Lil’Berry, petite perle du manga français de cet été.
Il est de ces œuvres qui nous remettent en question continuellement sur le débat de l’hommage des œuvres modernes envers les classiques dont ils ont été inspirés. Doit-on garder toutes les forces des légendes du genre, ou au contraire s’en affranchir et proposer sa propre itération du sujet traité (vous avez 4h) ? Comment surprendre avec une mélodie que nous avons tous dans notre cœur, sans bafouer sa propre perception de l’ensemble ? Bref, ce sont beaucoup de questions auxquelles Lil’Berry essaie d’apporter des débuts de réponses, via ses deux premiers tomes. Tour d’horizon.
Lil’Berry est un manga d’aventure qui nous raconte l’histoire de Baie, une jeune fille un peu/complètement naïve, qui rappellera à beaucoup un autre personnage un peu nounouille d’un autre manga très connu : Dragon Ball. En effet, le dernier né de l’esprit fantasque de l’artiste français Fabien Dalmasso (Le Fab pour les intimes de Reflets d’Acide) est un bel hommage aux premiers tomes de l’histoire de Sangoku écrit par maître Toriyama. Si ce n’est dans le scénario que la référence saute aux yeux, c’est avant tout dans l’aura émanant de Lil’Berry que l’on retrouvera ces petits je-ne-sais-quoi au goût délicat de Madeleine de Proust aromatisée Nuage Magique.
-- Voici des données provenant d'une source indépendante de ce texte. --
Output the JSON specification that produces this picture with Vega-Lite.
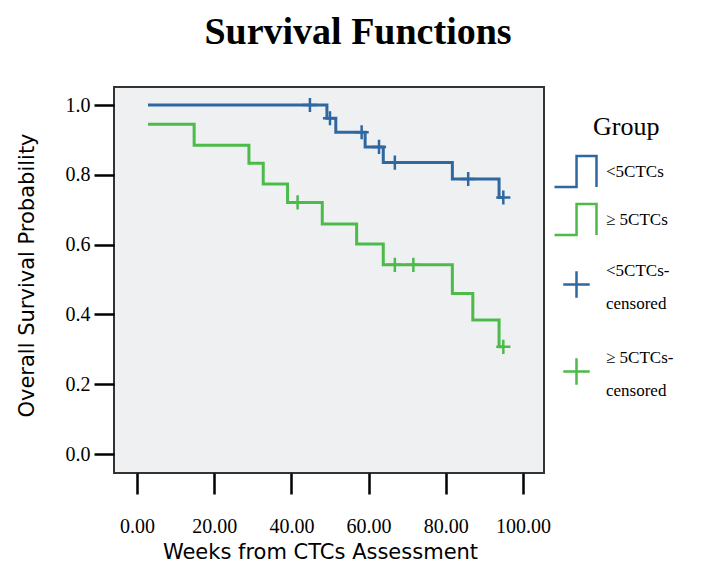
{
  "$schema": "https://vega.github.io/schema/vega-lite/v6.json",
  "width": 430,
  "height": 386,
  "autosize": {"type": "none"},
  "padding": {"left": 114, "top": 87, "right": 168, "bottom": 92},
  "background": "white",
  "title": {
    "text": "Survival Functions",
    "font": "Liberation Serif",
    "fontSize": 38,
    "fontWeight": "bold",
    "color": "black",
    "anchor": "middle",
    "dx": 29,
    "offset": 5,
    "baseline": "alphabetic"
  },
  "config": {
    "view": {"fill": "#eef0f2", "stroke": "#333333", "strokeWidth": 2},
    "legend": {"padding": 0},
    "style": {"guide-label": {"lineHeight": 33}}
  },
  "resolve": {"scale": {"color": "independent"}},
  "datasets": {
    "curves": [
      {"group": "<5CTCs", "t": 2.85, "s": 1.0},
      {"group": "<5CTCs", "t": 49.2, "s": 0.962},
      {"group": "<5CTCs", "t": 51.5, "s": 0.922},
      {"group": "<5CTCs", "t": 59.1, "s": 0.88},
      {"group": "<5CTCs", "t": 63.8, "s": 0.835},
      {"group": "<5CTCs", "t": 81.7, "s": 0.788},
      {"group": "<5CTCs", "t": 93.8, "s": 0.735},
      {"group": "<5CTCs", "t": 94.9, "s": 0.735},
      {"group": "≥ 5CTCs", "t": 2.85, "s": 0.945},
      {"group": "≥ 5CTCs", "t": 14.8, "s": 0.885},
      {"group": "≥ 5CTCs", "t": 29.0, "s": 0.833},
      {"group": "≥ 5CTCs", "t": 32.7, "s": 0.774},
      {"group": "≥ 5CTCs", "t": 39.0, "s": 0.721},
      {"group": "≥ 5CTCs", "t": 48.0, "s": 0.659},
      {"group": "≥ 5CTCs", "t": 56.9, "s": 0.602},
      {"group": "≥ 5CTCs", "t": 63.8, "s": 0.542},
      {"group": "≥ 5CTCs", "t": 81.7, "s": 0.46},
      {"group": "≥ 5CTCs", "t": 87.0, "s": 0.384},
      {"group": "≥ 5CTCs", "t": 93.8, "s": 0.307},
      {"group": "≥ 5CTCs", "t": 94.9, "s": 0.307}
    ],
    "censored": [
      {"cens": "<5CTCs-censored", "t": 44.8, "s": 1.0},
      {"cens": "<5CTCs-censored", "t": 50.0, "s": 0.962},
      {"cens": "<5CTCs-censored", "t": 58.2, "s": 0.922},
      {"cens": "<5CTCs-censored", "t": 62.7, "s": 0.88},
      {"cens": "<5CTCs-censored", "t": 66.8, "s": 0.835},
      {"cens": "<5CTCs-censored", "t": 85.8, "s": 0.788},
      {"cens": "<5CTCs-censored", "t": 94.9, "s": 0.735},
      {"cens": "≥ 5CTCs-censored", "t": 41.6, "s": 0.721},
      {"cens": "≥ 5CTCs-censored", "t": 66.8, "s": 0.542},
      {"cens": "≥ 5CTCs-censored", "t": 71.6, "s": 0.542},
      {"cens": "≥ 5CTCs-censored", "t": 94.9, "s": 0.307}
    ]
  },
  "encoding": {
    "x": {
      "field": "t",
      "type": "quantitative",
      "scale": {"domain": [-5.96, 105.44], "nice": false, "zero": false},
      "axis": {
        "values": [0, 20, 40, 60, 80, 100],
        "format": ".2f",
        "title": "Weeks from CTCs Assessment",
        "domain": false,
        "grid": false,
        "tickSize": 21,
        "tickWidth": 2.5,
        "tickColor": "black",
        "labelFont": "Liberation Serif",
        "labelFontSize": 20,
        "labelColor": "black",
        "labelPadding": 22,
        "titleFont": "DejaVu Sans",
        "titleFontSize": 21,
        "titleFontWeight": "normal",
        "titleColor": "black",
        "titleX": 206,
        "titleY": 79,
        "titleAlign": "center",
        "titleBaseline": "middle"
      }
    },
    "y": {
      "field": "s",
      "type": "quantitative",
      "scale": {"domain": [-0.0544, 1.0516], "nice": false, "zero": false},
      "axis": {
        "values": [0, 0.2, 0.4, 0.6, 0.8, 1.0],
        "format": ".1f",
        "title": "Overall Survival Probability",
        "domain": false,
        "grid": false,
        "tickSize": 20,
        "tickWidth": 2.5,
        "tickColor": "black",
        "labelFont": "Liberation Serif",
        "labelFontSize": 20,
        "labelColor": "black",
        "labelPadding": 4,
        "titleFont": "DejaVu Sans",
        "titleFontSize": 21,
        "titleFontWeight": "normal",
        "titleColor": "black",
        "titleAngle": -90,
        "titleX": -87,
        "titleY": 188,
        "titleAlign": "center",
        "titleBaseline": "middle"
      }
    }
  },
  "layer": [
    {
      "data": {"name": "curves"},
      "mark": {"type": "line", "interpolate": "step-after", "strokeWidth": 3},
      "encoding": {
        "color": {
          "field": "group",
          "type": "nominal",
          "scale": {"domain": ["<5CTCs", "≥ 5CTCs"], "range": ["#2f67a0", "#4cbb4a"]},
          "legend": {
            "title": "Group",
            "orient": "none",
            "legendX": 439,
            "legendY": 27,
            "symbolType": "M-1,0.74H0.05V-0.74H1V0.74",
            "symbolSize": 1764,
            "symbolStrokeWidth": 2.5,
            "symbolFillColor": "transparent",
            "labelFont": "Liberation Serif",
            "labelFontSize": 17,
            "labelColor": "black",
            "labelOffset": 8,
            "rowPadding": 4,
            "titleFont": "Liberation Serif",
            "titleFontSize": 26,
            "titleFontWeight": "normal",
            "titleColor": "black",
            "titleAnchor": "start",
            "titlePadding": 9,
            "encode": {
              "title": {"update": {"dx": {"value": 40}}}
            }
          }
        }
      }
    },
    {
      "data": {"name": "censored"},
      "mark": {"type": "point", "filled": false, "strokeWidth": 2.5, "size": 200, "opacity": 1},
      "encoding": {
        "color": {
          "field": "cens",
          "type": "nominal",
          "scale": {"domain": ["<5CTCs-censored", "≥ 5CTCs-censored"], "range": ["#2f67a0", "#4cbb4a"]},
          "legend": {
            "title": null,
            "orient": "none",
            "legendX": 448,
            "legendY": 169,
            "symbolType": "M-1,1.06H1M0,0.06V2.06",
            "symbolSize": 700,
            "symbolStrokeWidth": 2.5,
            "symbolOpacity": 1,
            "symbolFillColor": "transparent",
            "labelFont": "Liberation Serif",
            "labelFontSize": 17,
            "labelColor": "black",
            "labelOffset": 15,
            "rowPadding": 31,
            "labelExpr": "datum.label == '<5CTCs-censored' ? ['<5CTCs-', 'censored'] : ['≥ 5CTCs-', 'censored']"
          }
        },
        "shape": {
          "field": "cens",
          "type": "nominal",
          "scale": {
            "domain": ["<5CTCs-censored", "≥ 5CTCs-censored"],
            "range": ["M-1,0H1M0,-1V1", "M-1,0H1M0,-1V1"]
          },
          "legend": null
        }
      }
    }
  ]
}
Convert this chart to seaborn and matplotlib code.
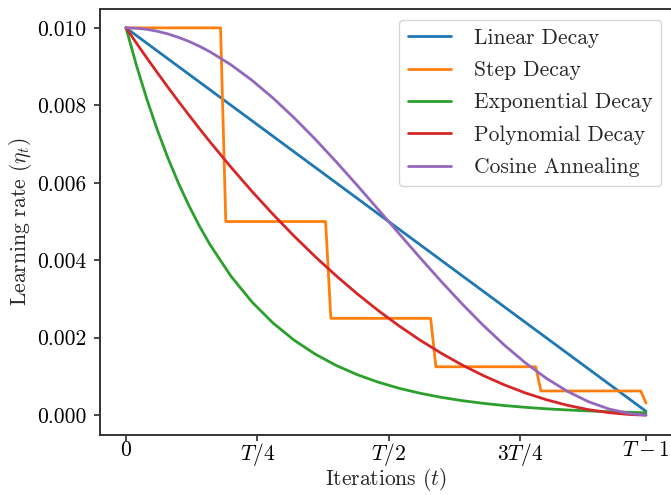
import numpy as np
import pandas as pd
import matplotlib
matplotlib.use("Agg")
import matplotlib.pyplot as plt
import seaborn as sns

# ---- data (T = 100 iterations, t = 0..99) ----
t_smooth = [0, 2, 4, 6, 8, 10, 12, 14, 16, 20, 24, 28, 32, 36, 40, 44, 48,
            52, 56, 60, 64, 68, 72, 76, 80, 84, 88, 92, 96, 99]

linear_lr = [0.01000, 0.00980, 0.00960, 0.00940, 0.00920, 0.00900, 0.00880,
             0.00860, 0.00840, 0.00800, 0.00760, 0.00720, 0.00680, 0.00640,
             0.00600, 0.00560, 0.00520, 0.00480, 0.00440, 0.00400, 0.00360,
             0.00320, 0.00280, 0.00240, 0.00200, 0.00160, 0.00120, 0.00080,
             0.00040, 0.00010]

exp_lr = [0.010000, 0.009025, 0.008145, 0.007351, 0.006634, 0.005987, 0.005404,
          0.004877, 0.004401, 0.003585, 0.002920, 0.002378, 0.001937, 0.001578,
          0.001285, 0.001047, 0.000853, 0.000694, 0.000566, 0.000461, 0.000375,
          0.000306, 0.000249, 0.000203, 0.000165, 0.000135, 0.000110, 0.000089,
          0.000073, 0.000062]

poly_lr = [0.010000, 0.009604, 0.009216, 0.008836, 0.008464, 0.008100, 0.007744,
           0.007396, 0.007056, 0.006400, 0.005776, 0.005184, 0.004624, 0.004096,
           0.003600, 0.003136, 0.002704, 0.002304, 0.001936, 0.001600, 0.001296,
           0.001024, 0.000784, 0.000576, 0.000400, 0.000256, 0.000144, 0.000064,
           0.000016, 0.000001]

cos_lr = [0.010000, 0.009990, 0.009961, 0.009911, 0.009843, 0.009755, 0.009649,
          0.009524, 0.009382, 0.009045, 0.008645, 0.008187, 0.007679, 0.007129,
          0.006545, 0.005937, 0.005314, 0.004686, 0.004063, 0.003455, 0.002871,
          0.002321, 0.001813, 0.001355, 0.000955, 0.000619, 0.000351, 0.000157,
          0.000039, 0.000002]

t_step = [0, 18, 19, 38, 39, 58, 59, 78, 79, 98, 99]
step_lr = [0.01, 0.01, 0.005, 0.005, 0.0025, 0.0025, 0.00125, 0.00125,
           0.000625, 0.000625, 0.0003125]

names = ["Linear Decay", "Step Decay", "Exponential Decay",
         "Polynomial Decay", "Cosine Annealing"]

x_ticks = [0, 25, 50, 75, 99]
x_ticklabels = [r"$0$", r"$T/4$", r"$T/2$", r"$3T/4$", r"$T-1$"]
y_ticks = [0.000, 0.002, 0.004, 0.006, 0.008, 0.010]

# ---- build long-form table ----
frames = [
    pd.DataFrame({"t": t_smooth, "lr": linear_lr, "schedule": names[0]}),
    pd.DataFrame({"t": t_step, "lr": step_lr, "schedule": names[1]}),
    pd.DataFrame({"t": t_smooth, "lr": exp_lr, "schedule": names[2]}),
    pd.DataFrame({"t": t_smooth, "lr": poly_lr, "schedule": names[3]}),
    pd.DataFrame({"t": t_smooth, "lr": cos_lr, "schedule": names[4]}),
]
df = pd.concat(frames, ignore_index=True)

sns.set_style("ticks")
plt.rcParams.update({
    "font.family": "serif",
    "font.serif": ["cmr10", "DejaVu Serif"],
    "mathtext.fontset": "cm",
    "axes.formatter.use_mathtext": True,
    "axes.unicode_minus": False,
    "font.size": 15.5,
    "axes.edgecolor": "0.2",
    "axes.linewidth": 1.4,
    "xtick.major.size": 4,
    "ytick.major.size": 4,
    "xtick.major.width": 1.25,
    "ytick.major.width": 1.25,
    "xtick.color": "0.2",
    "ytick.color": "0.2",
    "xtick.labelcolor": "black",
    "ytick.labelcolor": "black",
})

W, H = 671, 495
fig = plt.figure(figsize=(W / 100, H / 100), dpi=100)
ax = fig.add_axes([100 / W, (H - 434.5) / H, 572 / W, 426 / H])

palette = sns.color_palette("tab10", 5)
sns.lineplot(data=df, x="t", y="lr", hue="schedule", hue_order=names,
             palette=palette, estimator=None, sort=False, linewidth=2.0,
             ax=ax, legend=True)

ax.set_xticks(x_ticks)
ax.set_xticklabels(x_ticklabels)
ax.set_yticks(y_ticks)
ax.set_yticklabels([f"{v:.3f}" for v in y_ticks])
ax.tick_params(axis="y", labelsize=15.5, pad=6)
ax.tick_params(axis="x", labelsize=15.5, pad=0.5)
ax.set_xlabel(r"Iterations ($t$)", fontsize=15.5, labelpad=-1)
ax.set_ylabel(r"Learning rate ($\eta_t$)", fontsize=15.5, labelpad=2)
ax.margins(x=0.05, y=0.05)

handles, labels = ax.get_legend_handles_labels()
ax.legend(handles, labels, loc="upper right",
          bbox_to_anchor=(661 / W, 1 - 19.5 / H), bbox_transform=fig.transFigure,
          fontsize=15.5, frameon=True, fancybox=True, framealpha=0.8,
          edgecolor="0.8", borderaxespad=0, borderpad=0.4, labelspacing=0.6,
          handletextpad=1.05)

fig.savefig("out.png", dpi=100)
Que ce soit par les noms, qui pour quelques personnages sont inspirés de nourriture, tels que Potato et Baie par exemple, ou par l’humour grivois « facile » mais qui fonctionne toujours autant qui ponctue l’histoire de notre nouvelle héroïne made in Cocorico, l’esprit humour de Dragon Ball semble imprégner chacune des pages de cette aventure, qui a su d’avance gagner notre cœur nostalgique.
Toutefois, un hommage à un manga aussi sacré ne peut-il pas mettre Lil’Berry ad vitam eternam dans l’ombre de ce dernier ? C’est une question qui prendra plus de tomes pour trouver réponse, même si toutefois, pour l’heure, le titre dessiné par Jeronimo Cejudo arrive à se démarquer d’un héritage pourtant assumé par l’auteur, grâce notamment à un scénario intéressant, mêlant personnages loufoques, insouciance et bonne baston.
La candeur du personnage principal nous surprend de page en page, allant parfois même jusqu’à surplomber la débilité ignorante de Sangoku. Si l’on retrouve parfois un manque de profondeur pour le personnage, l’on ne peut le considérer comme un point négatif, tout d’abord parce que le manga n’en est qu’à son deuxième tome, et surtout parce que parfois, les émotions les plus simples sont aussi les plus belles à lire. Qu’on le veuille ou non, on aime Baie. On aime sa naïveté face à la résolution de problèmes qui ne paraissent même pas en être à ses yeux, tant sa vision du monde est simple et pure.
Nous n’évoquerons pas le scénario de manière concrète, puisque ce dernier n’est pas avare en explications sur son monde et son légendaire, ce qui met le lecteur dans le bain très rapidement. Et c’est d’ailleurs peut-être le seul point légèrement frustrant du manga.
L’auteur nous livre ici hélas rapidement beaucoup d’informations sur l’univers, nous privant d’une part d’un peu d’innocence inhérente au propos de départ, et d’autre part de temps afin de développer à point la curiosité du lecteur. Cela n’est pour le coup qu’un point purement subjectif, qui n’enlève en rien le plaisir que l’on éprouve à enchaîner les pages. Après tout, Lil’Berry est un peu à l’image de son personnage principal : simple, et plein d’innocence.
Pour ce qui est des dessins, on se régale ! Un chara-design au poil, avec de vraies bonnes trouvailles, notamment celle de Bomba Fatima, à moins que huhu, ce soit notre esprit grivois qui remonte (encore un coup à saigner du nez tout ça…). L’action est réellement lisible, et l’on apprécie tout particulièrement les plans de combats face à face avec des points de distance différents, nous permettant de combiner lisibilité et visibilité. L’esprit global de l’oeuvre, lui, reste totalement dans le souffle de légèreté qu’inspire le récit, nous délaissant pour quelques temps à la comparaison toute faite avec son inspiration principale.
Plus qu’un hommage sympatoche à l’oeuvre majeure de Toriyama, Lil’Berry s’inscrit au club des récits d’aventure potache, à l’humour aussi simple et efficace que son personnage principal. Nous le conseillons pour tout public, avec toutefois une préférence pour les amoureux de sensations dragonballesque (des débuts), et aux jeunes lecteurs souhaitant une porte d’entrée agréable dans le monde du manga. Nul doute que tous et toutes sortiront de cette aventure le sourire aux lèvres.